BROOKSVILLE — Hernando County supervisor of elections candidate Mark Caskie says setting an example as a fiscally responsible leader should begin with himself.
The Republican hopeful, who faces Shirley Anderson and Jason Yungmann in the Aug. 14 primary, announced Friday that he would volunteer to take a 20 percent pay cut should he win the office.
"It's the right thing to do, in my opinion," Caskie said. "I'll be happy to be the guy who starts the ball rolling."
If elected, Caskie's starting salary would be $102,524. The 20 percent give-back would amount to about two-thirds of the $31,024 that county commissioners recently recommended be shaved from the election supervisor's budget next year.

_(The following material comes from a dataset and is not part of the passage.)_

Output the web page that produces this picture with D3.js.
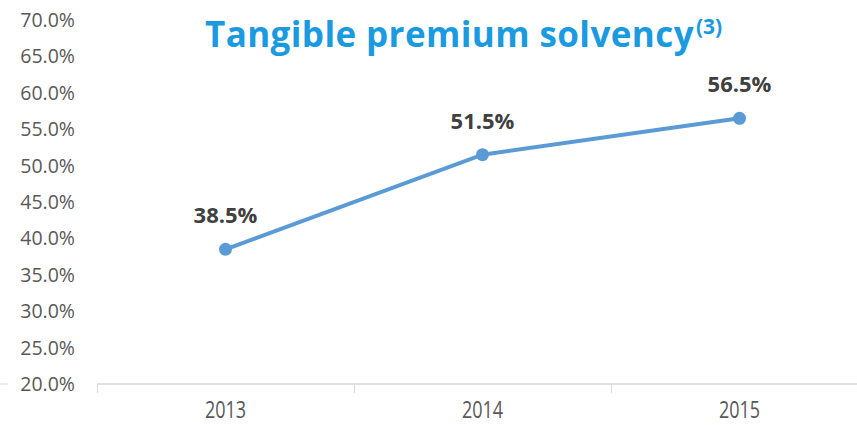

Caskie earns $31,949 a year as Brooksville's code enforcement officer, according to his financial statement filed with the elections office. He also collects $24,384 a year in military retirement and $19,224 in veterans disability pay.
Caskie said that the promise of returning part of his salary to the public coffers is more than just an attention-grabbing stunt.
"I know it's not likely to end the county's financial problems," he said, "but I think it shows that once I am in office, I will look hard for ways to find savings wherever they are."
Although Anderson said she hadn't seen Caskie's announcement, she dismissed the gesture as "a last-minute attempt to sway votes."
She said balancing the office's budget requires someone who is willing to put proficiency before politics.
"I think the taxpayers want someone in the job who will take a line-by-line approach to saving them money," Anderson said.
Yungmann could not be reached for comment Friday.
The winner of the Republican primary will face Democrat Elizabeth Towsend, the director of operations for the Supervisor of Elections Office, in the November general election.